I am working on a problem that has me vexed and maybe you can help. My data is SAN Switch data that carries data traffic between servers in a data center. In a switch environment, individual ports are configured into zones to isolate data traffic. An example of a zone might be two ports with one being a server and the other being a storage array. Best practice dictates that each zone has a single host in it (called a single initiator). It is possible for a single zone to have multiple hosts with the same name (in the case of multiple host bus adapters in the server). This is not ideal, but not invalid.
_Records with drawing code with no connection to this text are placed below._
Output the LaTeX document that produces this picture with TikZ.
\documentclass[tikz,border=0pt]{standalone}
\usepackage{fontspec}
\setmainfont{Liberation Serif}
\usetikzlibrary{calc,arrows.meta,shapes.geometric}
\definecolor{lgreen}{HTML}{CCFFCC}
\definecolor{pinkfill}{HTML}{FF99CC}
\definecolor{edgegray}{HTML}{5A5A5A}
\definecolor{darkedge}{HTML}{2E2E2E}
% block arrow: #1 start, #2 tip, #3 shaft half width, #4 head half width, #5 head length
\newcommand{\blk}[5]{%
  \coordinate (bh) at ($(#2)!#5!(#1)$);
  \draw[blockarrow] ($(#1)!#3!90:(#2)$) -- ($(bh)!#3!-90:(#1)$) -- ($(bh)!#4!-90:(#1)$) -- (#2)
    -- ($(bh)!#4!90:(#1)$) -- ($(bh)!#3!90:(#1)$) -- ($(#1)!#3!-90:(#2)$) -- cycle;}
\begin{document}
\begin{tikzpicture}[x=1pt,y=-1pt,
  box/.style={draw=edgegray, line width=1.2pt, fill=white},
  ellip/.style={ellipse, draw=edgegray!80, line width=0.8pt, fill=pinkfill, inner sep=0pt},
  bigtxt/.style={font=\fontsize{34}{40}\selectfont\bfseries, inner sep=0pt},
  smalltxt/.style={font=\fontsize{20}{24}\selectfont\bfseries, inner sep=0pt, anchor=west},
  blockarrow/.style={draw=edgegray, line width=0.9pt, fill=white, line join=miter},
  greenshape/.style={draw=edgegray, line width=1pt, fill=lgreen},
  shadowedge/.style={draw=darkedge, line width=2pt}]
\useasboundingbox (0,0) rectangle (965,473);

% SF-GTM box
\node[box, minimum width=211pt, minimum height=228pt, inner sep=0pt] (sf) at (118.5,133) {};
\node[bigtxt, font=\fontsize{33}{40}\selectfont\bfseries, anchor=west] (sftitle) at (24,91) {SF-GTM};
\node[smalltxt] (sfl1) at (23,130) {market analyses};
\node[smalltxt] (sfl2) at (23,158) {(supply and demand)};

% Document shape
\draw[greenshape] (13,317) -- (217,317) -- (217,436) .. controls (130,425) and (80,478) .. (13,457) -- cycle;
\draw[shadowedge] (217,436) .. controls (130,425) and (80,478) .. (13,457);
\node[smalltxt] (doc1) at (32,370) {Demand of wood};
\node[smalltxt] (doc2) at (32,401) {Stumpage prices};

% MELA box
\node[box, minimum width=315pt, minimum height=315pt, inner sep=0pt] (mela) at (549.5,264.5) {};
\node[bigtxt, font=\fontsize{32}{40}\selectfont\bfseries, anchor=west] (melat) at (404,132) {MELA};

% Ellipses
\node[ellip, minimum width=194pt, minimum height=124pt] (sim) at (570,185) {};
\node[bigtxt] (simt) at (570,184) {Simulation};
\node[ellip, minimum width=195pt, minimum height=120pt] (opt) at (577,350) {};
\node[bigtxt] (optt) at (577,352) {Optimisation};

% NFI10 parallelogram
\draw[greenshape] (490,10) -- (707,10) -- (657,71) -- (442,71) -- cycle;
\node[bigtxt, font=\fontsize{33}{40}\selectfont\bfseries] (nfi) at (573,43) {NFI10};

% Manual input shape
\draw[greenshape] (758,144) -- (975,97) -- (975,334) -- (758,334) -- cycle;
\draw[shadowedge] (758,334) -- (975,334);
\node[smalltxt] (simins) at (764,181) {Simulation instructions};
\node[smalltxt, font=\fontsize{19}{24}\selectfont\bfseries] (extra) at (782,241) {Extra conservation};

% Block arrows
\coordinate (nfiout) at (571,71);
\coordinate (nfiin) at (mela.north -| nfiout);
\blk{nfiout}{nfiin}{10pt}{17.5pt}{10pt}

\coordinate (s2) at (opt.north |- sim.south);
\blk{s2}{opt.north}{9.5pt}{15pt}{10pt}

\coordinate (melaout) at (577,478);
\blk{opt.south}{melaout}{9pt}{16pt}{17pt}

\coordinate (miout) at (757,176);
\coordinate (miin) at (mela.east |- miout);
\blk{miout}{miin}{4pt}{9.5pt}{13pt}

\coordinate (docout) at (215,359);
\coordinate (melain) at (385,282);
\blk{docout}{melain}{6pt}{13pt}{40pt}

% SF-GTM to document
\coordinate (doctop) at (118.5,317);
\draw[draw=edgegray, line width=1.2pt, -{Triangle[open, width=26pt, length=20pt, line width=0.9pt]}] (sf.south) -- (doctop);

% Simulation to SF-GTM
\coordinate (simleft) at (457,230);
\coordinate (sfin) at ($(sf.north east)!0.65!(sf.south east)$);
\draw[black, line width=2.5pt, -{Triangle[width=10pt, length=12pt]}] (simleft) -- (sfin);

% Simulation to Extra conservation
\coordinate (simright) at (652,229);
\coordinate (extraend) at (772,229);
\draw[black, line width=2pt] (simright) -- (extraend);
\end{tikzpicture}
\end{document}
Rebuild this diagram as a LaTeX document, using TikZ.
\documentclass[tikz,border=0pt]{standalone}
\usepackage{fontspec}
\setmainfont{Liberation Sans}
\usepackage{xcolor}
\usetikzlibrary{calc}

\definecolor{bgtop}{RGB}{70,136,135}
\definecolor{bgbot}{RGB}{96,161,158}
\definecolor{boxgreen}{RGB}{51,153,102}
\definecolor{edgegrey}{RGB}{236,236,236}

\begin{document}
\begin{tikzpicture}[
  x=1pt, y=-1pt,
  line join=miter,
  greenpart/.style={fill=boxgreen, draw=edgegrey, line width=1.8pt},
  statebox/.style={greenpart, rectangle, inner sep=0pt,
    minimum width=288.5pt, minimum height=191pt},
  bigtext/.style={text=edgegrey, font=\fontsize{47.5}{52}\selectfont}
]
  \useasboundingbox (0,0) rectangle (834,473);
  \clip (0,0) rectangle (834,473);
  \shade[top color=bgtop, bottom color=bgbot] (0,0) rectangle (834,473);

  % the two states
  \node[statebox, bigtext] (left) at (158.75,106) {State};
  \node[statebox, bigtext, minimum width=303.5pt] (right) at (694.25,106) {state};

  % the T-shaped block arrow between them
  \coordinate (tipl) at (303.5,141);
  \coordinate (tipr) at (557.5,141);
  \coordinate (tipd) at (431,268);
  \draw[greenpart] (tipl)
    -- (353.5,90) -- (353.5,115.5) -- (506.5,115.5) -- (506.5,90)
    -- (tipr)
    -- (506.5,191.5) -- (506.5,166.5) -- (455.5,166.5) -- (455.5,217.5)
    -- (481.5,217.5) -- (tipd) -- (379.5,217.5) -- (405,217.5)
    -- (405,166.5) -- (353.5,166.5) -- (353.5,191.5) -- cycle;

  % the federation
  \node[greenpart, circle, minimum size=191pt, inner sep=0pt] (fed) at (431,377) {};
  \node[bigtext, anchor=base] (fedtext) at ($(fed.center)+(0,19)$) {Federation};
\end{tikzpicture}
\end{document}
What I want to look for is to find zones with more than one host in it, where the hosts are not the same. Below is an example of the scenario I am looking for. This actual scenario comes from the attached .tsv file.
FC Switch Vendor Zone Name Zoneset FC Host Name Host Type
LSH9513-32 Cisco Systems v300_wdca1cvd_02_p0_vmax2721_2e0 LSH_A_iSeries wdca1cvd SAN Host
LSH9513-32 Cisco Systems v300_wdca1cvd_02_p0_vmax2721_2e0 LSH_A_iSeries VMAX-2721 SAN Array
LSH9513-32 Cisco Systems v300_wdca1cvd_02_p0_vmax2721_2e0 LSH_A_iSeries c0507603f0fd0122 SAN Host
As you can see, on the "LSH9513-32" switch, in the "v300_wdca1cvd_02_p0_vmax2721_2e0" zone, there are two records that are "SAN Hosts" and they have different FC Host Names. This is an example of a single zone with multiple initiators. My problem is that my data sets are large. All are strings in my data. How do I find the condition where within a single zone name, there exists more than one "SAN Host", where the "FC Host Name"'s are different?
Ultimately I want to build a visualization that shows the user the total number of zones, the number of zones with a single initiator, the number of zones with multiple initiators with the same host name, and finally the number of zones with multiple initiators that are different (and then display a list of the zones with multiples).
If anyone can help me I would be very appreciative.